Tremblement de la ruche Terre

L’effondrement de nos hiérarchies mentales, dans lesquelles les cercles sociaux ont un rôle majeur, est en train de transformer une Humanité auparavant peu nombreuse mais diversifiée, en une ruche innombrable mais clonée. Insectoïde. Il n’est pas surprenant que nous cherchions les personnalités originales dans l’Histoire passée. Le monde contemporain, malgré ses hordes d’actifs, n’en produit plus. Les héros modernes semblent bien minables face à ceux du passé. Vous saurez pourquoi à la fin de ce livre, après avoir compris le fonctionnement et l’importance de nos cercles sociaux.

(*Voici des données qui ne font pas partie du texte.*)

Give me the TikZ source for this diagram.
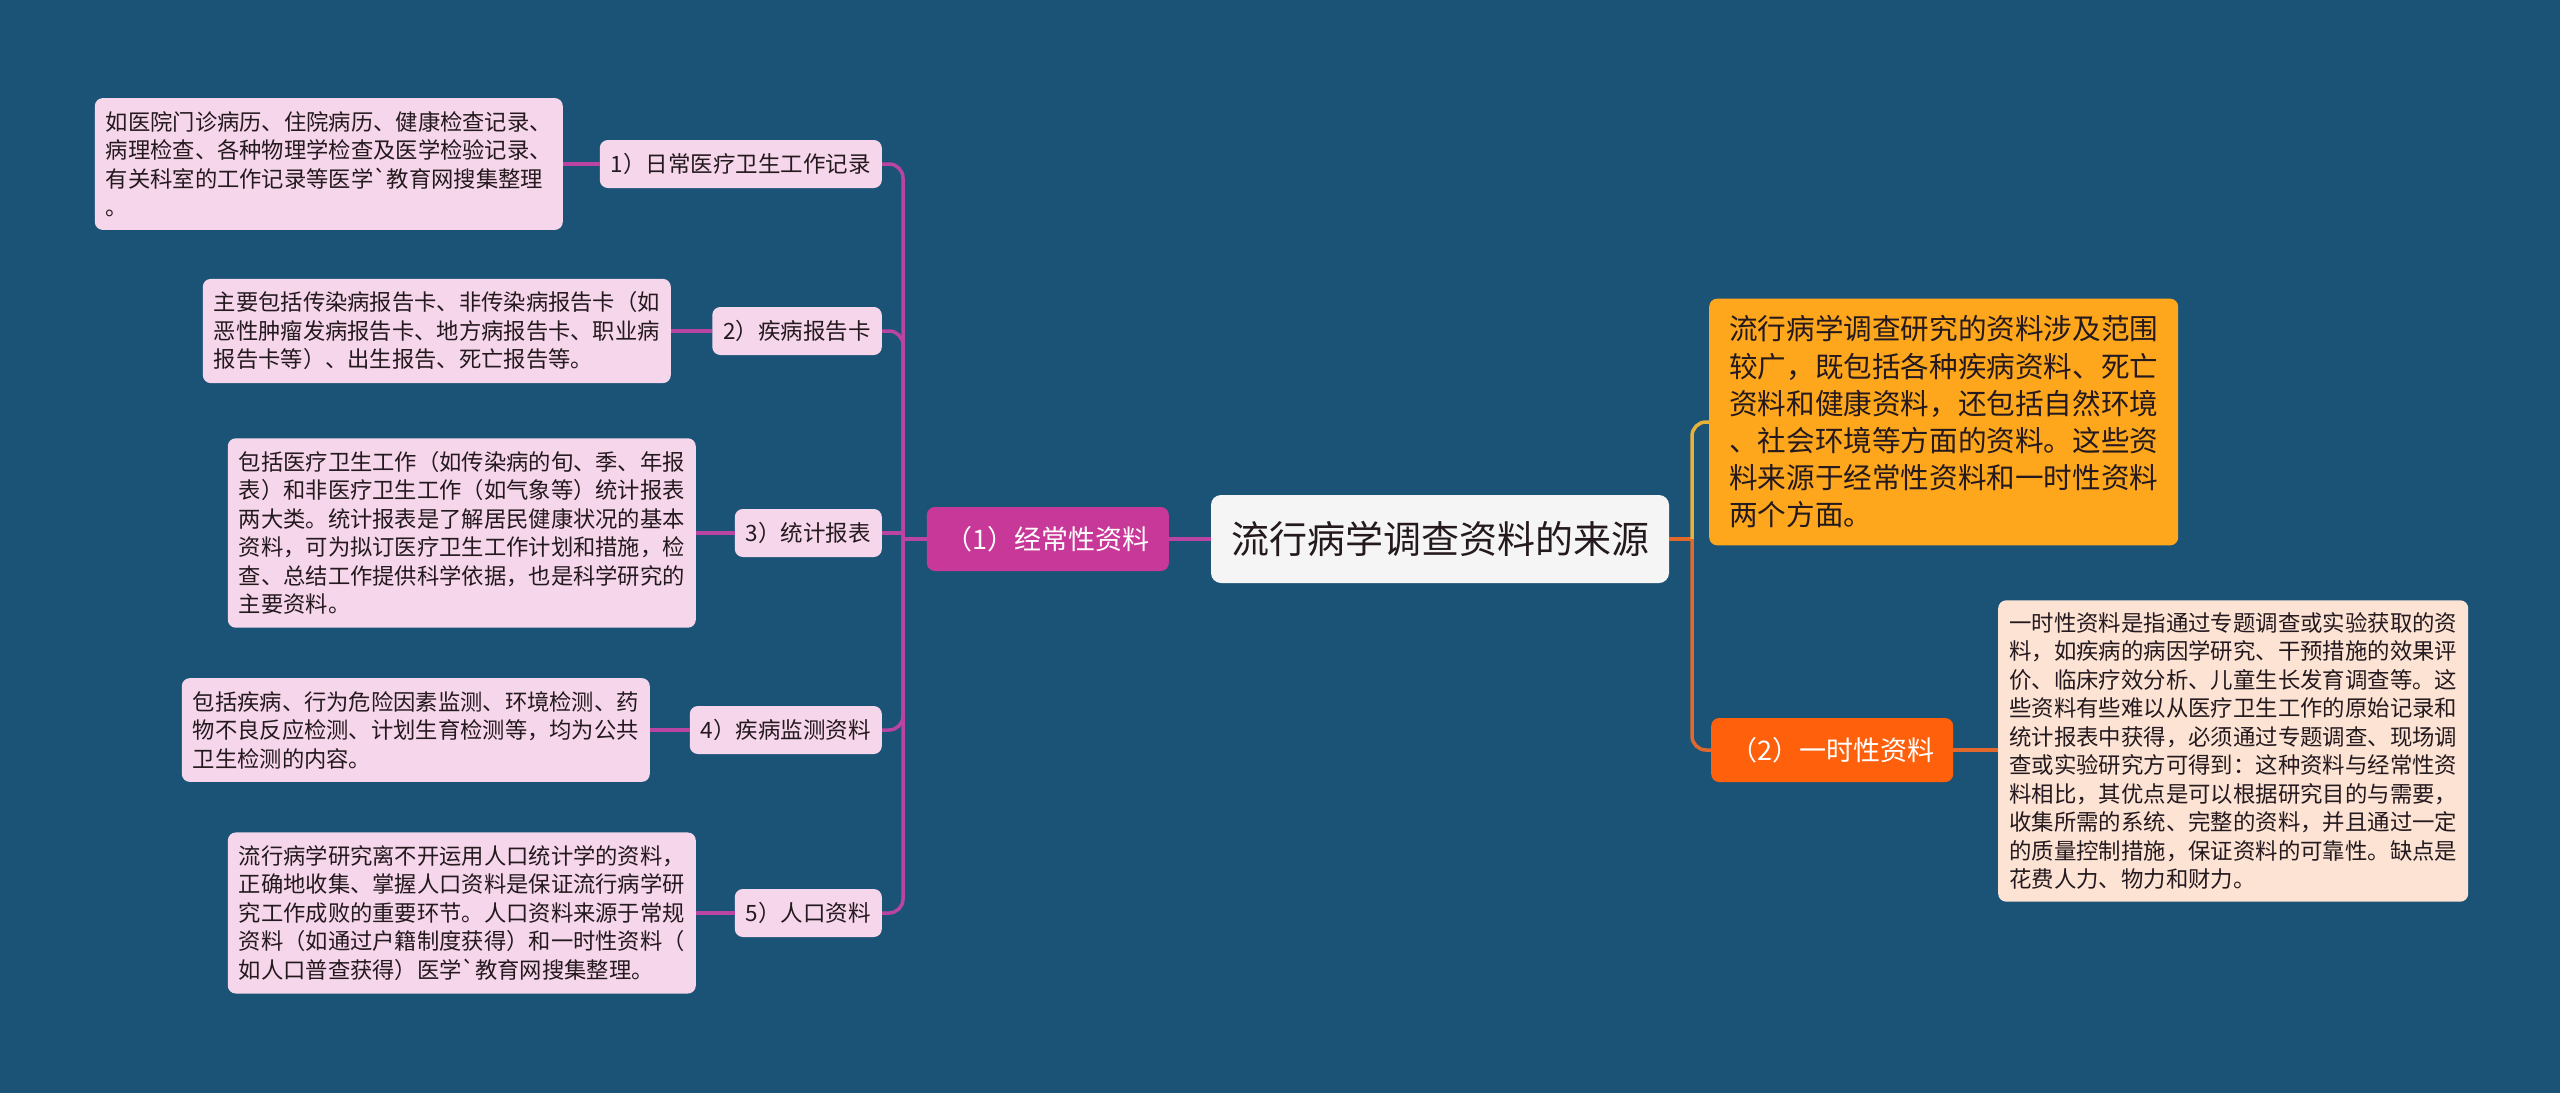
\documentclass[tikz,border=0pt]{standalone}
\usepackage{fontspec}
\setmainfont{Noto Sans CJK SC}

\definecolor{bgblue}{RGB}{27,83,119}
\definecolor{rootfill}{RGB}{245,245,245}
\definecolor{magentafill}{RGB}{199,56,152}
\definecolor{magentaline}{RGB}{186,68,162}
\definecolor{pinkfill}{RGB}{246,214,234}
\definecolor{orangefill}{RGB}{254,166,28}
\definecolor{orangeline}{RGB}{232,178,58}
\definecolor{redfill}{RGB}{255,96,12}
\definecolor{redline}{RGB}{226,104,44}
\definecolor{peachfill}{RGB}{253,227,212}
\definecolor{darktext}{RGB}{35,25,30}

\begin{document}
\begin{tikzpicture}[x=1pt,y=-1pt,
  box/.style={rounded corners=8pt, inner xsep=11pt, inner ysep=10pt, align=left},
  rootbox/.style={box, fill=rootfill, text=darktext, font=\fontsize{38}{44}\selectfont,
    inner xsep=20pt, minimum height=88pt, rounded corners=10pt},
  mainbox/.style={box, text=white, font=\fontsize{27}{32}\selectfont, inner xsep=19pt, minimum height=64pt},
  subbox/.style={box, fill=pinkfill, text=darktext, font=\fontsize{22.5}{28.5}\selectfont, minimum height=48pt},
  descbox/.style={box, fill=pinkfill, text=darktext, font=\fontsize{22.3}{28.5}\selectfont, inner ysep=13pt},
  mline/.style={draw=magentaline, line width=3.5pt},
  oline/.style={draw=orangeline, line width=3.5pt},
  rline/.style={draw=redline, line width=3.5pt}]
  \fill[bgblue] (0,0) rectangle (2560,1093);
  \useasboundingbox (0,0) rectangle (2560,1093);

  \node[rootbox] (root) at (1440,539) {流行病学调查资料的来源};
  \node[mainbox, fill=magentafill, anchor=east] (k1) at (1169,539) {（1）经常性资料};
  \node[mainbox, fill=redfill, anchor=west] (k2) at (1711,750) {（2）一时性资料};

  \node[box, fill=orangefill, text=darktext, font=\fontsize{28.6}{37.2}\selectfont,
    inner xsep=20pt, inner ysep=17pt, anchor=west] (info) at (1709,422)
    {流行病学调查研究的资料涉及范围\\较广，既包括各种疾病资料、死亡\\资料和健康资料，还包括自然环境\\、社会环境等方面的资料。这些资\\料来源于经常性资料和一时性资料\\两个方面。};
  \node[box, fill=peachfill, text=darktext, font=\fontsize{22.4}{28.5}\selectfont,
    inner ysep=12pt, anchor=west] (extra) at (1998,751)
    {一时性资料是指通过专题调查或实验获取的资\\料，如疾病的病因学研究、干预措施的效果评\\价、临床疗效分析、儿童生长发育调查等。这\\些资料有些难以从医疗卫生工作的原始记录和\\统计报表中获得，必须通过专题调查、现场调\\查或实验研究方可得到：这种资料与经常性资\\料相比，其优点是可以根据研究目的与需要，\\收集所需的系统、完整的资料，并且通过一定\\的质量控制措施，保证资料的可靠性。缺点是\\花费人力、物力和财力。};

  \node[subbox, anchor=east] (s1) at (882,164) {1）日常医疗卫生工作记录};
  \node[subbox, anchor=east] (s2) at (882,331) {2）疾病报告卡};
  \node[subbox, anchor=east] (s3) at (882,533) {3）统计报表};
  \node[subbox, anchor=east] (s4) at (882,730) {4）疾病监测资料};
  \node[subbox, anchor=east] (s5) at (882,913) {5）人口资料};

  \node[descbox, anchor=east] (d1) at (563,164)
    {如医院门诊病历、住院病历、健康检查记录、\\病理检查、各种物理学检查及医学检验记录、\\有关科室的工作记录等医学\textasciigrave 教育网搜集整理\\。};
  \node[descbox, anchor=east] (d2) at (671,331)
    {主要包括传染病报告卡、非传染病报告卡（如\\恶性肿瘤发病报告卡、地方病报告卡、职业病\\报告卡等）、出生报告、死亡报告等。};
  \node[descbox, anchor=east] (d3) at (696,533)
    {包括医疗卫生工作（如传染病的旬、季、年报\\表）和非医疗卫生工作（如气象等）统计报表\\两大类。统计报表是了解居民健康状况的基本\\资料，可为拟订医疗卫生工作计划和措施，检\\查、总结工作提供科学依据，也是科学研究的\\主要资料。};
  \node[descbox, anchor=east] (d4) at (650,730)
    {包括疾病、行为危险因素监测、环境检测、药\\物不良反应检测、计划生育检测等，均为公共\\卫生检测的内容。};
  \node[descbox, anchor=east] (d5) at (696,913)
    {流行病学研究离不开运用人口统计学的资料，\\正确地收集、掌握人口资料是保证流行病学研\\究工作成败的重要环节。人口资料来源于常规\\资料（如通过户籍制度获得）和一时性资料（\\如人口普查获得）医学\textasciigrave 教育网搜集整理。};

  \coordinate (lhub) at (903,539);
  \coordinate (rhub) at (1692,539);

  \draw[mline] (root.west) -- (k1.east);
  \draw[mline] (k1.west) -- (lhub);
  \draw[mline, rounded corners=14pt] (lhub) |- (s1.east);
  \draw[mline, rounded corners=14pt] (lhub) |- (s2.east);
  \draw[mline] (s3.east) -- (s3.east -| lhub);
  \draw[mline, rounded corners=14pt] (lhub) |- (s4.east);
  \draw[mline, rounded corners=14pt] (lhub) |- (s5.east);
  \draw[mline] (s1.west) -- (s1.west -| d1.east);
  \draw[mline] (s2.west) -- (s2.west -| d2.east);
  \draw[mline] (s3.west) -- (s3.west -| d3.east);
  \draw[mline] (s4.west) -- (s4.west -| d4.east);
  \draw[mline] (s5.west) -- (s5.west -| d5.east);

  \draw[rline] (root.east) -- (rhub);
  \draw[oline, rounded corners=14pt] (rhub) |- (info.west);
  \draw[rline, rounded corners=14pt] (rhub) |- (k2.west);
  \draw[rline] (k2.east) -- (k2.east -| extra.west);
\end{tikzpicture}
\end{document}
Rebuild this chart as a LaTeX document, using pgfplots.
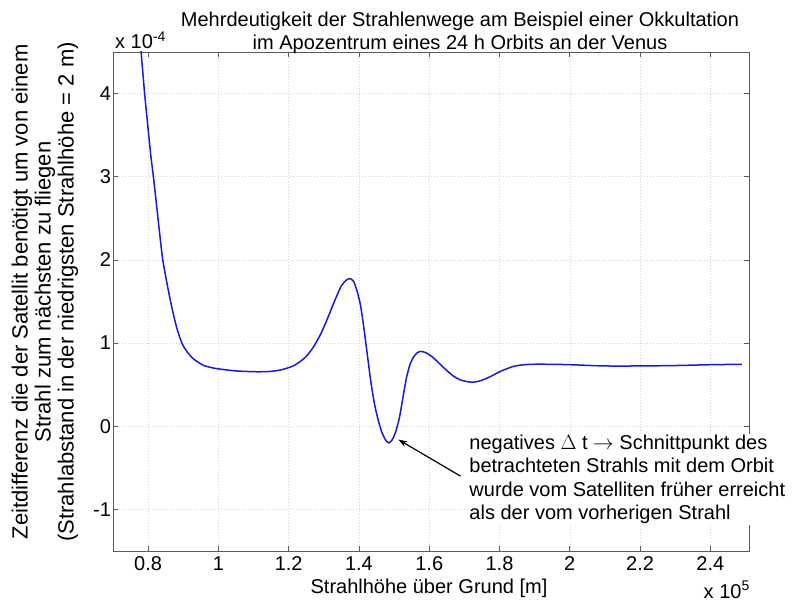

Cet ouvrage se concentre en effet sur la mise en place d’une théorie. Il n’est ni pessimiste ni adepte du « C’était mieux avant ». Quand vous lirez des opinions politiques, ce sont des critiques de toutes celles existantes, sans mettre aucune à l’abri d’un sanctuaire idéologique. Malgré les remarques lapidaires que vous venez de lire, il existe des signes encourageants d’auto-défense chez les nouvelles générations. Une grande proportion des jeunes en effet souhaiteraient que leurs réseaux n’aient jamais existé. Ils ressentent la manière dont ils sont manipulés. Le pôle T a beau être chouchouté par les algorithmes, le pôle D ne meurt jamais. Au contraire, la solidarité se renforce d’être écrasée, tout comme l’individuation. Le climat ne retrouvera peut-être jamais son équilibre mais l’Humanité, elle, y parviendra.